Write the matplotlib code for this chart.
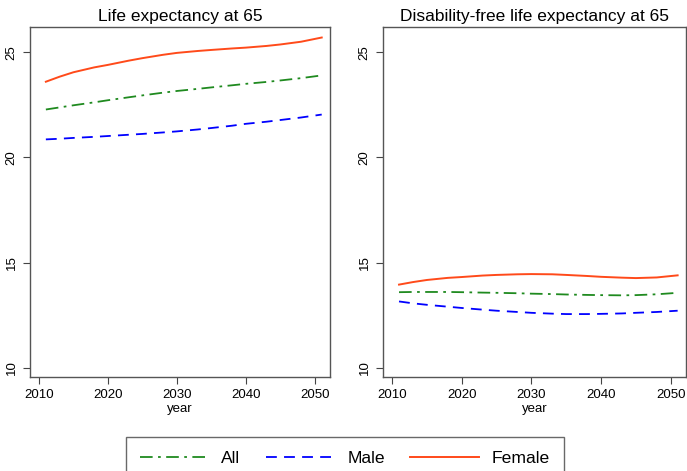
import matplotlib
matplotlib.use("Agg")
import matplotlib.pyplot as plt

plt.rcParams['font.family'] = ['Liberation Sans', 'DejaVu Sans']

years = [2011, 2013, 2015, 2018, 2020, 2023, 2025, 2028, 2030,
         2033, 2035, 2038, 2040, 2043, 2045, 2048, 2051]

# life expectancy at 65
le_all = [22.28, 22.38, 22.48, 22.62, 22.72, 22.86, 22.95, 23.08, 23.16,
          23.26, 23.33, 23.43, 23.5, 23.59, 23.66, 23.77, 23.9]
le_male = [20.86, 20.89, 20.93, 20.98, 21.02, 21.08, 21.12, 21.19, 21.24,
           21.33, 21.4, 21.51, 21.6, 21.7, 21.78, 21.9, 22.04]
le_female = [23.6, 23.84, 24.05, 24.28, 24.4, 24.6, 24.72, 24.88, 24.97,
             25.06, 25.11, 25.18, 25.22, 25.3, 25.37, 25.5, 25.7]

# disability-free life expectancy at 65
dfle_all = [13.6, 13.61, 13.61, 13.61, 13.6, 13.58, 13.57, 13.55, 13.53,
            13.51, 13.49, 13.47, 13.46, 13.45, 13.46, 13.5, 13.57]
dfle_male = [13.16, 13.07, 13.0, 12.91, 12.85, 12.77, 12.72, 12.66, 12.62,
             12.58, 12.56, 12.56, 12.57, 12.59, 12.62, 12.66, 12.72]
dfle_female = [13.96, 14.08, 14.18, 14.28, 14.32, 14.39, 14.42, 14.45, 14.46,
               14.45, 14.42, 14.37, 14.33, 14.29, 14.27, 14.3, 14.4]

titles = ["Life expectancy at 65", "Disability-free life expectancy at 65"]
labels = ["All", "Male", "Female"]

W, H = 687, 471
fig = plt.figure(figsize=(W / 100, H / 100), dpi=100)

def px_axes(x0, y0, x1, y1):
    return fig.add_axes([x0 / W, 1 - y1 / H, (x1 - x0) / W, (y1 - y0) / H])

axes = [px_axes(30, 27, 330, 377), px_axes(383, 27, 686, 377)]
panels = [(le_all, le_male, le_female), (dfle_all, dfle_male, dfle_female)]

handles = []
for ax, title, (a, m, f) in zip(axes, titles, panels):
    h1, = ax.plot(years, a, color='#1f8a1f', lw=1.3, dashes=[7, 3, 1.5, 3])
    h2, = ax.plot(years, m, color='#0000ff', lw=1.3, dashes=[6, 4])
    h3, = ax.plot(years, f, color='#ff4a1a', lw=1.4)
    handles = [h1, h2, h3]
    ax.set_xlim(2008.7, 2052.2)
    ax.set_ylim(9.57, 26.2)
    ax.set_xticks([2010, 2020, 2030, 2040, 2050])
    ax.set_yticks([10, 15, 20, 25])
    ax.tick_params(direction='out', length=5, width=0.8, color='#444444', labelsize=9.5, pad=4)
    for lab in ax.get_yticklabels():
        lab.set_rotation(90)
        lab.set_va('center')
    for s in ax.spines.values():
        s.set_color('#555555')
        s.set_linewidth(1.0)
    ax.set_title(title, fontsize=12.5, pad=4)
    ax.set_xlabel("year", fontsize=9.5, labelpad=1)

leg = fig.legend(handles, labels, ncol=3, loc='upper left',
                 bbox_to_anchor=(126 / W, 1 - 437 / H), fontsize=12.6,
                 handlelength=3.95, columnspacing=1.45, handletextpad=0.7,
                 borderpad=0.8, borderaxespad=0, fancybox=False)
leg.get_frame().set_edgecolor('#444444')
leg.get_frame().set_linewidth(1.0)

fig.savefig("out.png", dpi=100)
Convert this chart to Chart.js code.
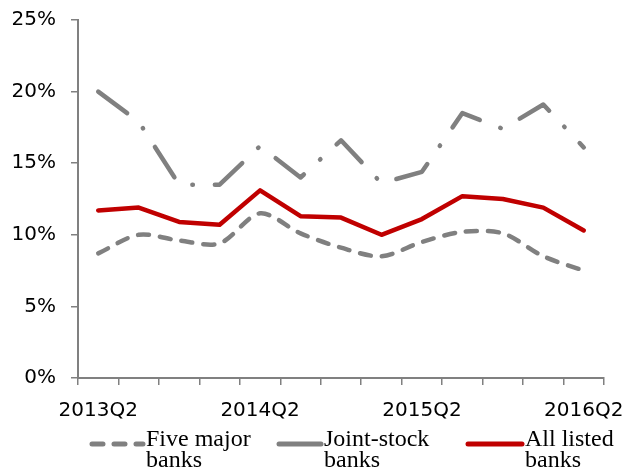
<!DOCTYPE html>
<html>
<head>
<meta charset="utf-8">
<script src="https://cdn.jsdelivr.net/npm/chart.js@4"></script>
<style>
  html, body { margin: 0; padding: 0; background: #fff; }
  #wrap { width: 628px; height: 470px; position: relative; }
</style>
</head>
<body>
<div id="wrap"><canvas id="chart"></canvas></div>
<script>
// quarters from 2013Q2 to 2016Q2
const quarters = ['2013Q2', '2013Q3', '2013Q4', '2014Q1', '2014Q2', '2014Q3', '2014Q4',
                  '2015Q1', '2015Q2', '2015Q3', '2015Q4', '2016Q1', '2016Q2'];
const shownLabels = ['2013Q2', '2014Q2', '2015Q2', '2016Q2'];

const fiveMajor   = [8.7, 10.0, 9.6, 9.4, 11.5, 10.1, 9.1, 8.5, 9.5, 10.2, 10.1, 8.5, 7.5];
const jointStock  = [20.0, 17.9, 13.5, 13.5, 16.2, 14.0, 16.6, 13.6, 14.4, 18.5, 17.4, 19.1, 16.1];
const allListed   = [11.7, 11.9, 10.9, 10.7, 13.1, 11.3, 11.2, 10.0, 11.1, 12.7, 12.5, 11.9, 10.3];

const yTicks = [0, 5, 10, 15, 20, 25];

const GRAY = '#808080';
const RED = '#c00000';

// legend drawn by hand so the labels can wrap onto two lines
const legendItems = [
    { lines: ['Five major', 'banks'], color: GRAY, dash: [11, 11], x1: 92, x2: 143 },
    { lines: ['Joint-stock', 'banks'], color: GRAY, dash: [], x1: 279, x2: 321 },
    { lines: ['All listed', 'banks'], color: RED, dash: [], x1: 468, x2: 522 }
];

const customLegend = {
    id: 'customLegend',
    afterDraw(chart) {
        const ctx = chart.ctx;
        const y = 444;
        ctx.save();
        legendItems.forEach(item => {
            ctx.beginPath();
            ctx.strokeStyle = item.color;
            ctx.lineWidth = 5;
            ctx.lineCap = 'round';
            ctx.setLineDash(item.dash);
            ctx.moveTo(item.x1, y);
            ctx.lineTo(item.x2, y);
            ctx.stroke();
            ctx.setLineDash([]);
            ctx.fillStyle = '#000';
            ctx.font = '24px "Liberation Serif", "Times New Roman", serif';
            ctx.textAlign = 'left';
            ctx.textBaseline = 'alphabetic';
            ctx.fillText(item.lines[0], item.x2 + 3, 446);
            ctx.fillText(item.lines[1], item.x2 + 3, 467);
        });
        ctx.restore();
    }
};

new Chart(document.getElementById('chart').getContext('2d'), {
    type: 'line',
    data: {
        labels: quarters,
        datasets: [
            {
                label: 'All listed banks',
                data: allListed,
                borderColor: RED,
                borderWidth: 4.5,
                borderCapStyle: 'round',
                borderJoinStyle: 'round',
                pointRadius: 0,
                tension: 0,
                order: 0
            },
            {
                label: 'Joint-stock banks',
                data: jointStock,
                borderColor: GRAY,
                borderWidth: 4.5,
                borderDash: [36, 22, 0.5, 22],
                borderCapStyle: 'round',
                borderJoinStyle: 'round',
                pointRadius: 0,
                tension: 0,
                order: 1
            },
            {
                label: 'Five major banks',
                data: fiveMajor,
                borderColor: GRAY,
                borderWidth: 4.5,
                borderDash: [11, 11],
                borderCapStyle: 'round',
                borderJoinStyle: 'round',
                pointRadius: 0,
                tension: 0.3,
                order: 2
            }
        ]
    },
    options: {
        responsive: true,
        maintainAspectRatio: false,
        animation: false,
        layout: { padding: { left: 0, right: 24, top: 20, bottom: 50 } },
        scales: {
            x: {
                offset: true,
                grid: {
                    offset: true,
                    drawOnChartArea: false,
                    drawTicks: true,
                    tickLength: 7,
                    color: GRAY,
                    lineWidth: 1.5
                },
                border: { color: GRAY, width: 2 },
                ticks: {
                    autoSkip: false,
                    maxRotation: 0,
                    padding: 14,
                    color: '#000',
                    font: { family: '"DejaVu Sans", Verdana, sans-serif', size: 20 },
                    callback: function (val) {
                        const lab = this.getLabelForValue(val);
                        return shownLabels.includes(lab) ? lab : '';
                    }
                },
                afterFit: s => {
                    s.height = 42;
                    s.paddingLeft = 0;
                    s.paddingRight = 0;
                }
            },
            y: {
                min: 0,
                max: 25,
                afterBuildTicks: s => { s.ticks = yTicks.map(v => ({ value: v })); },
                grid: {
                    drawOnChartArea: false,
                    drawTicks: true,
                    tickLength: 7,
                    color: GRAY,
                    lineWidth: 1.5
                },
                border: { color: GRAY, width: 2 },
                ticks: {
                    padding: 15,
                    color: '#000',
                    font: { family: '"DejaVu Sans", Verdana, sans-serif', size: 20 },
                    callback: v => v + '%'
                },
                afterFit: s => {
                    s.width = 78;
                    s.paddingTop = 0;
                    s.paddingBottom = 0;
                }
            }
        },
        plugins: {
            legend: { display: false },
            tooltip: { enabled: false }
        }
    },
    plugins: [customLegend]
});
</script>
</body>
</html>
——————————
> Requirement
Your task is to reproduce only the lines from the one with "Convert this chart to Chart.js code." through the one with "const shownLabels = ['2013Q2', '2014Q2', '2015Q2', '2016Q2'];", keeping both ends. Skip every picture.

> Result for this task
Convert this chart to Chart.js code.
<!DOCTYPE html>
<html>
<head>
<meta charset="utf-8">
<script src="https://cdn.jsdelivr.net/npm/chart.js@4"></script>
<style>
  html, body { margin: 0; padding: 0; background: #fff; }
  #wrap { width: 628px; height: 470px; position: relative; }
</style>
</head>
<body>
<div id="wrap"><canvas id="chart"></canvas></div>
<script>
// quarters from 2013Q2 to 2016Q2
const quarters = ['2013Q2', '2013Q3', '2013Q4', '2014Q1', '2014Q2', '2014Q3', '2014Q4',
                  '2015Q1', '2015Q2', '2015Q3', '2015Q4', '2016Q1', '2016Q2'];
const shownLabels = ['2013Q2', '2014Q2', '2015Q2', '2016Q2'];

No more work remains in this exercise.